What is the Third Amendment?

The Third Amendment is an amendment to the US Constitution that forbids the government from forcing citizens to allow soldiers to live in their homes at all during peace and only when allowed by law during war.

The Constitution of the United States is the document that serves as the  fundamental law of the country. An amendment is a change to something. An amendment to the Constitution is any text added to the original document since its ratification in 1788. The Constitution has been amended 27 times in American history.

The Third Amendment reads:

“No Soldier shall, in time of peace be quartered in any house, without the consent of the Owner, nor in time of war, but in a manner to be prescribed by law.”

In other words, the government cannot force you to quarter (house) soldiers in your private home.

That seems obvious, doesn’t it? For all of American history to date, the federal government has maintained enough military bases and barracks for soldiers so that it doesn’t need to force citizens to house soldiers.

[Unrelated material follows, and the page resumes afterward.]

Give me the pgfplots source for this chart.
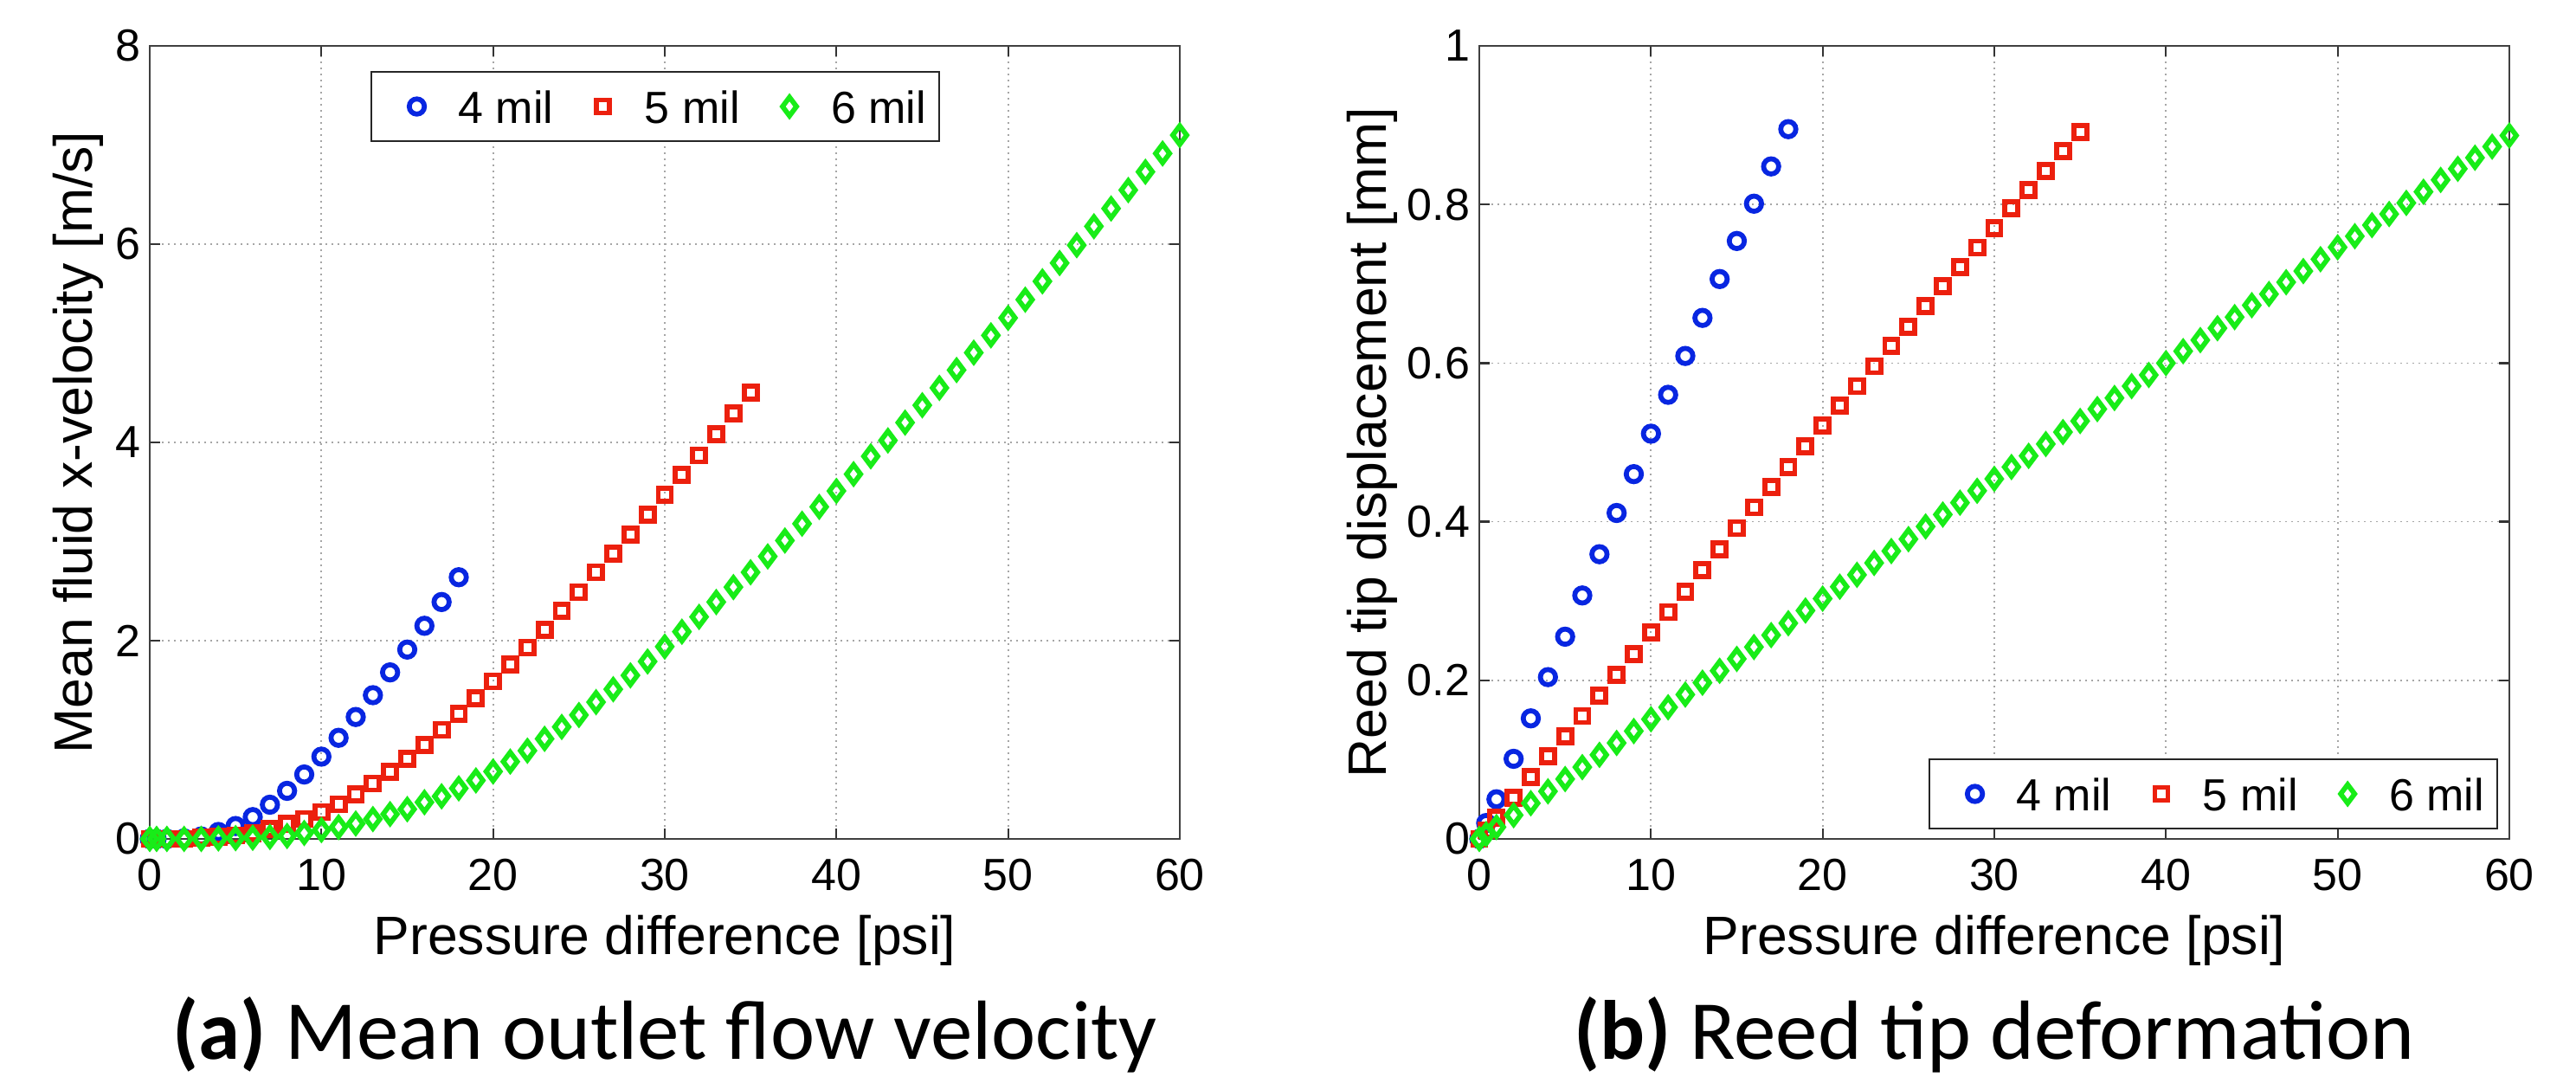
\documentclass[border=0pt]{standalone}
\usepackage{fontspec}
\setmainfont{Liberation Sans}
\newfontfamily\capfont{Carlito}
\usepackage{pgfplots}
\pgfplotsset{compat=1.18}
\definecolor{mblue}{RGB}{8,38,225}
\definecolor{mred}{RGB}{236,32,14}
\definecolor{mgreen}{RGB}{24,236,24}

\pgfplotsset{
  mymarks/.style={only marks, line width=1.15pt,
    legend image code/.code={\path[draw=none,fill=none] (-7.5pt,0pt) -- (2.4pt,0pt);
      \draw[##1,only marks,mark repeat=2,mark phase=2] plot coordinates {(-1pt,0pt) (0pt,0pt) (1pt,0pt)};}},
  panel/.style={
    scale only axis, width=238pt, height=183.2pt,
    anchor=south west, clip=false,
    xmin=0, xmax=60, xtick={0,10,20,30,40,50,60},
    grid=major,
    major grid style={densely dotted, black!35, line width=0.35pt},
    axis line style={black!75, line width=0.5pt},
    tick style={black!80, line width=0.45pt},
    major tick length=2.4pt, tick align=inside, tick pos=both,
    /pgf/number format/assume math mode=true,
    tick label style={font=\fontsize{10.4}{12}\selectfont},
    xticklabel style={inner sep=0pt, yshift=-4.4pt},
    yticklabel style={inner sep=0pt, xshift=-2pt},
    label style={font=\fontsize{12.5}{15}\selectfont},
    xlabel style={at={(axis description cs:0.5,0)}, anchor=base, yshift=-26.8pt},
    legend columns=-1,
    legend style={draw=black!85, line width=0.4pt, inner xsep=3pt, inner ysep=4.2pt,
      font=\fontsize{10.4}{12}\selectfont,
      nodes={inner sep=0pt, text height=7.6pt, text depth=0pt},
      /tikz/every odd column/.append style={column sep=7.2pt},
      /tikz/every even column/.append style={column sep=4pt}},
    xlabel={Pressure difference [psi]},
  },
  cmark/.style={mymarks, mark=o, mark size=1.75pt, color=mblue},
  smark/.style={mymarks, mark=square, mark size=1.5pt, color=mred},
  dmark/.style={mymarks, mark=diamond, mark size=2.15pt, color=mgreen},
}

\begin{document}
\begin{tikzpicture}
\useasboundingbox (-34.6pt,-55pt) rectangle (560.6pt,193.8pt);
% ---------------- (a)
\begin{axis}[panel, at={(0pt,0pt)},
  ymin=0, ymax=8, ytick={0,2,4,6,8},
  ylabel={Mean fluid x-velocity [m/s]},
  ylabel style={at={(axis description cs:0,0.5)}, anchor=base, yshift=13.2pt},
  legend style={at={(0.5,1)}, anchor=north, xshift=-2.2pt, yshift=-5.8pt},
]
\addplot[cmark] coordinates {
(0,0) (0.4,0) (1,0) (2,0.005) (3,0.025) (4,0.07) (5,0.13) (6,0.22) (7,0.345)
(8,0.485) (9,0.65) (10,0.83) (11,1.02) (12,1.23) (13,1.45) (14,1.68) (15,1.91)
(16,2.15) (17,2.39) (18,2.64)};
\addlegendentry{4 mil}
\addplot[smark] coordinates {
(0,0) (0.4,0) (1,0) (2,0) (3,0.01) (4,0.02) (5,0.035) (6,0.06) (7,0.1) (8,0.15)
(9,0.2) (10,0.27) (11,0.35) (12,0.45) (13,0.56) (14,0.68) (15,0.81) (16,0.95)
(17,1.10) (18,1.26) (19,1.42) (20,1.59) (21,1.76) (22,1.93) (23,2.11) (24,2.30)
(25,2.49) (26,2.69) (27,2.88) (28,3.07) (29,3.27) (30,3.47) (31,3.67) (32,3.87)
(33,4.08) (34,4.29) (35,4.50)};
\addlegendentry{5 mil}
\addplot[dmark] coordinates {
(0,0) (0.4,0) (1,0) (2,0) (3,0) (4,0.005) (5,0.008) (6,0.012) (7,0.02) (8,0.03)
(9,0.06) (10,0.09) (11,0.12) (12,0.155) (13,0.20) (14,0.25) (15,0.30) (16,0.37)
(17,0.43) (18,0.51) (19,0.59) (20,0.68) (21,0.78) (22,0.89) (23,1.01) (24,1.13)
(25,1.25) (26,1.38) (27,1.51) (28,1.65) (29,1.79) (30,1.94) (31,2.09) (32,2.24)
(33,2.39) (34,2.54) (35,2.69) (36,2.85) (37,3.01) (38,3.18) (39,3.35) (40,3.51)
(41,3.68) (42,3.86) (43,4.02) (44,4.20) (45,4.375) (46,4.55) (47,4.73) (48,4.905)
(49,5.08) (50,5.256) (51,5.44) (52,5.625) (53,5.81) (54,5.99) (55,6.18) (56,6.36)
(57,6.546) (58,6.73) (59,6.915) (60,7.10)};
\addlegendentry{6 mil}
\node[anchor=base, font=\capfont\fontsize{19.4}{23}\selectfont]
  at ([yshift=-50.8pt]axis description cs:0.5,0) {\textbf{(a)} Mean outlet flow velocity};
\end{axis}
% ---------------- (b)
\begin{axis}[panel, at={(307.2pt,0pt)},
  ymin=0, ymax=1, ytick={0,0.2,0.4,0.6,0.8,1},
  ylabel={Reed tip displacement [mm]},
  ylabel style={at={(axis description cs:0,0.5)}, anchor=base, yshift=21.5pt},
  legend style={at={(1,0)}, anchor=south east, xshift=-2.6pt, yshift=2.2pt},
]
\addplot[cmark] coordinates {
(0,0) (0.4,0.02) (1,0.050) (2,0.101) (3,0.152) (4,0.204) (5,0.255) (6,0.307)
(7,0.359) (8,0.411) (9,0.460) (10,0.511) (11,0.560) (12,0.609) (13,0.657)
(14,0.706) (15,0.754) (16,0.801) (17,0.848) (18,0.895)};
\addlegendentry{4 mil}
\addplot[smark] coordinates {
(0,0) (0.4,0.011) (1,0.027) (2,0.052) (3,0.078) (4,0.104) (5,0.129) (6,0.155)
(7,0.181) (8,0.207) (9,0.233) (10,0.260) (11,0.286) (12,0.312) (13,0.339)
(14,0.365) (15,0.392) (16,0.418) (17,0.4435) (18,0.469) (19,0.495) (20,0.521)
(21,0.546) (22,0.571) (23,0.596) (24,0.622) (25,0.646) (26,0.672) (27,0.697)
(28,0.721) (29,0.7455) (30,0.770) (31,0.795) (32,0.818) (33,0.842) (34,0.867)
(35,0.891)};
\addlegendentry{5 mil}
\addplot[dmark] coordinates {
(0,0) (0.4,0.006) (1,0.015) (2,0.030) (3,0.045) (4,0.060) (5,0.0755) (6,0.0905)
(7,0.106) (8,0.121) (9,0.136) (10,0.151) (11,0.166) (12,0.182) (13,0.197)
(14,0.212) (15,0.227) (16,0.242) (17,0.257) (18,0.272) (19,0.288) (20,0.303)
(21,0.318) (22,0.333) (23,0.348) (24,0.363) (25,0.378) (26,0.394) (27,0.409)
(28,0.424) (29,0.439) (30,0.454) (31,0.469) (32,0.483) (33,0.498) (34,0.513)
(35,0.527) (36,0.542) (37,0.556) (38,0.571) (39,0.585) (40,0.600) (41,0.615)
(42,0.629) (43,0.644) (44,0.658) (45,0.673) (46,0.687) (47,0.702) (48,0.716)
(49,0.731) (50,0.746) (51,0.760) (52,0.774) (53,0.788) (54,0.802) (55,0.816)
(56,0.831) (57,0.845) (58,0.859) (59,0.873) (60,0.887)};
\addlegendentry{6 mil}
\node[anchor=base, font=\capfont\fontsize{19.4}{23}\selectfont]
  at ([yshift=-50.8pt]axis description cs:0.5,0) {\textbf{(b)} Reed tip deformation};
\end{axis}
\end{tikzpicture}
\end{document}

To many, the Third Amendment is thought to be useless or irrelevant. However, scholars argue that the Third Amendment does have an important purpose because it establishes that American citizens are not secondary to the military and the military has no right to intrude on the privacy of citizens.

Why is the Third Amendment important?

The Third Amendment is one of 10 amendments included in the Bill of Rights, a set of 10 amendments added to the Constitution almost immediately after that document was put into law. On December 15, 1791, the Bill of Rights was ratified by the required three-fourths of the state legislatures and added to the Constitution.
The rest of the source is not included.